Synthesis And Characterization Of Silver Nanoparticle From Cyphostemma Auriculatum Roxb.: Its Application As Antibacterial Activity And Mode Of Action

This investigation demonstrated the accurate reduction and stability of silver nanoparticles (AgNPs) using ethanolic dried Cyphostemma auriculatum Roxb. leaf extract as an effective reducing and stabilizing agent. The presence of AgNPs in the colloidal solution was confirmed by the highest absorption peak at 409nm in UV-Vis spectroscopy. According to FTIR significant vibrational spectra obtained from the leaf extract, Cyphostemma auriculatum Roxb.leaf extract proteins were primarily responsible for the reduction and stabilization of AgNPs. X-ray diffraction studies were employed to determine the crystal structure of metallic AgNPs. The average particle diameter was calculated using the Debye-Scherrer equation. The SEM images show AgNPs with a rough surface topology and nanoscale dimensions. The researchers created spherical, polydistributed, and monoclinic silver nanoparticles using Cyphostemma auriculatum Roxb.(CA-AgNPs) with an average diameter of 15 nm. Staphylococcus aureus MTCC 96, Micrococcus luteus MTCC 2470, Klebsiella planticola MTCC 530, and Escherichia coli MTCC 739 had minimum inhibitory concentrations (MICs) of 0.9, 3.9, 1.9, and 1.9 μg/mL, respectively. For the same bacteria, the minimum bactericidal concentration (MBC) values are 1.9, 7.8, 3.9, and 3.9 μg/mL, respectively. The biofilm-inhibiting activity of the CA-AgNPs found to have antibacterial activity in this study was evaluated. Micrococcus luteus MTCC 2470 was the most effective at biofilm suppression, with an IC50 value of 29.84 g/mL. According to the findings of the cytoplasmic leakage investigation, CA-AgNPs may have caused bacterial strains to rupture their membranes.

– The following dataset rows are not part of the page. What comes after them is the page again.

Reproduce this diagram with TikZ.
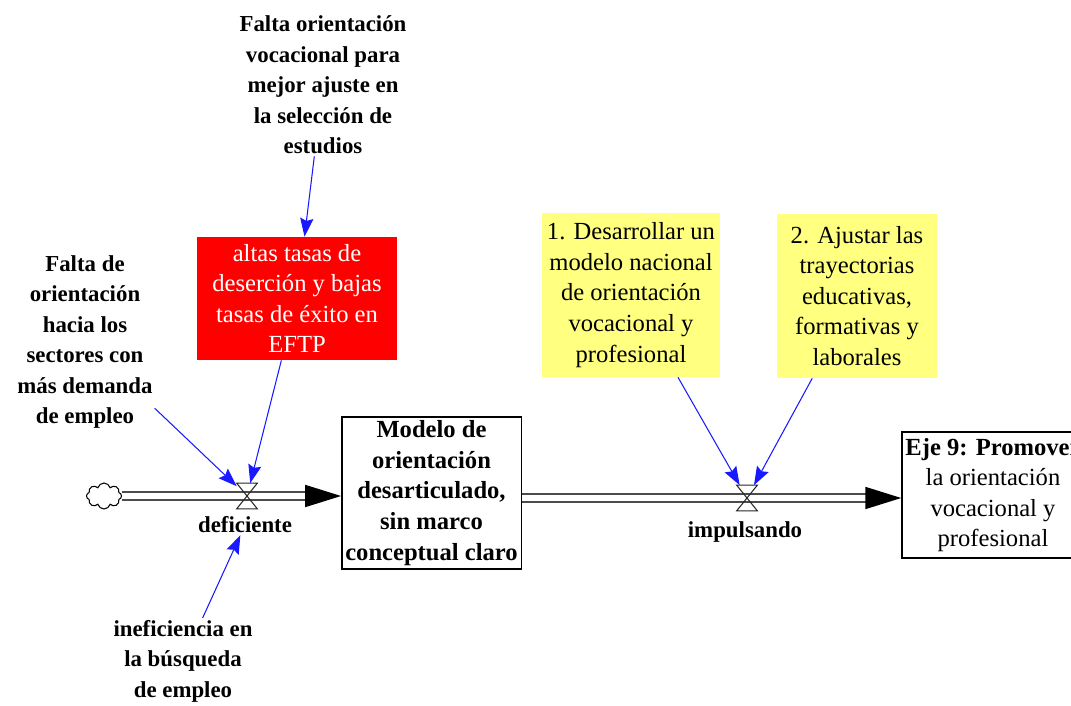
\documentclass[tikz,border=0pt]{standalone}
\usepackage{fontspec}
\setmainfont{Liberation Serif}
\usetikzlibrary{arrows.meta, positioning, shapes.symbols}
\definecolor{auxyellow}{RGB}{255,255,128}
\definecolor{linkblue}{RGB}{25,25,255}
\definecolor{probred}{RGB}{255,0,0}

\begin{document}
\begin{tikzpicture}[
    x=0.02cm, y=-0.02cm,
    txt/.style={align=center, font=\fontsize{14}{17.4}\selectfont, inner sep=2pt},
    cause/.style={align=center, font=\fontsize{13}{17.4}\selectfont\bfseries, inner sep=1pt},
    stock/.style={txt, draw, line width=0.8pt, minimum width=3.4cm, minimum height=3cm},
    aux/.style={txt, fill=auxyellow, minimum height=3.28cm},
    problem/.style={txt, fill=probred, text=white, minimum width=4cm, minimum height=2.46cm},
    valve/.style={inner sep=0, minimum width=0.4cm, minimum height=0.5cm},
    valveline/.style={draw=black!85, line width=0.6pt},
    pipe/.style={draw=black!70, line width=1pt, double=white, double distance=1.1mm,
        -{Triangle[length=0.72cm, width=0.44cm, color=black]}},
    link/.style={draw=linkblue, line width=0.6pt, -{Stealth[length=10.5pt, width=7.5pt, inset=1.5pt]}}
]
\useasboundingbox (0,0) rectangle (1071,706);

% causes
\node[cause] (vocacional) at (323,85) {Falta orientación\\vocacional para\\mejor ajuste en\\la selección de\\estudios};
\node[cause] (sectores) at (85,342) {Falta de\\orientación\\hacia los\\sectores con\\más demanda\\de empleo};
\node[cause] (busqueda) at (183,661) {ineficiencia en\\la búsqueda\\de empleo};
\node[problem] (tasas) at (297,298.5) {altas tasas de\\deserción y bajas\\tasas de éxito en\\EFTP};

% stock and flows
\node[cloud, draw, line width=0.6pt, cloud puffs=8, minimum width=0.7cm, minimum height=0.52cm, inner sep=0] (src) at (104,496) {};
\node[valve] (vd) at (247,496) {};
\node[cause] (deficiente) at (245,525) {deficiente};
\node[stock] (modelo) at (431.5,493) {\bfseries Modelo de\\\bfseries orientación\\\bfseries desarticulado,\\\bfseries sin marco\\\bfseries conceptual claro};
\node[valve] (vi) at (747,498) {};
\node[cause] (impulsando) at (745,532) {impulsando};
\node[stock, minimum width=3.52cm, minimum height=2.52cm] (eje) at (993,495) {\textbf{Eje 9: Promover}\\la orientación\\vocacional y\\profesional};

% actions
\node[aux, minimum width=3.56cm] (accion1) at (631,295) {1. Desarrollar un\\modelo nacional\\de orientación\\vocacional y\\profesional};
\node[aux, minimum width=3.2cm] (accion2) at (857,296) {2. Ajustar las\\trayectorias\\educativas,\\formativas y\\laborales};

\draw[pipe] (src.east) -- (vd.center) -- (vd -| modelo.west);
\draw[pipe] (vi -| modelo.east) -- (vi.center) -- (vi -| eje.west);
\draw[valveline] (vd.north west) -- (vd.north east) -- (vd.south west) -- (vd.south east) -- cycle;
\draw[valveline] (vi.north west) -- (vi.north east) -- (vi.south west) -- (vi.south east) -- cycle;

\draw[link] (vocacional) -- (tasas);
\draw[link] (tasas) -- (vd);
\draw[link] (sectores) -- (vd);
\draw[link] (busqueda) -- (deficiente);
\draw[link] (accion1) -- (vi);
\draw[link] (accion2) -- (vi);
\end{tikzpicture}
\end{document}
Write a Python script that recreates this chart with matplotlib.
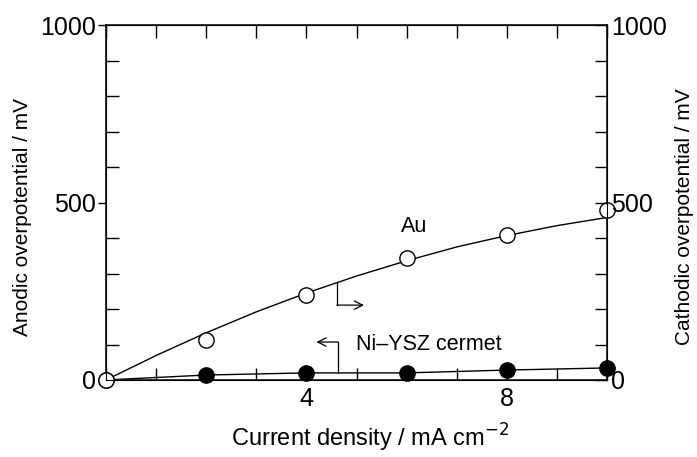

When the cytoplasmic membrane's permeability is compromised, internal components, primarily potassium ions, leak out. Antibacterial experiments involving ROS formation revealed that oxidative stress in bacterial cells was effective at achieving antibacterial effects. In this study, silver nanoparticles (CA-AgNPs) derived from Cyphostemma auriculatum Roxb. green could be used as medicinal agents.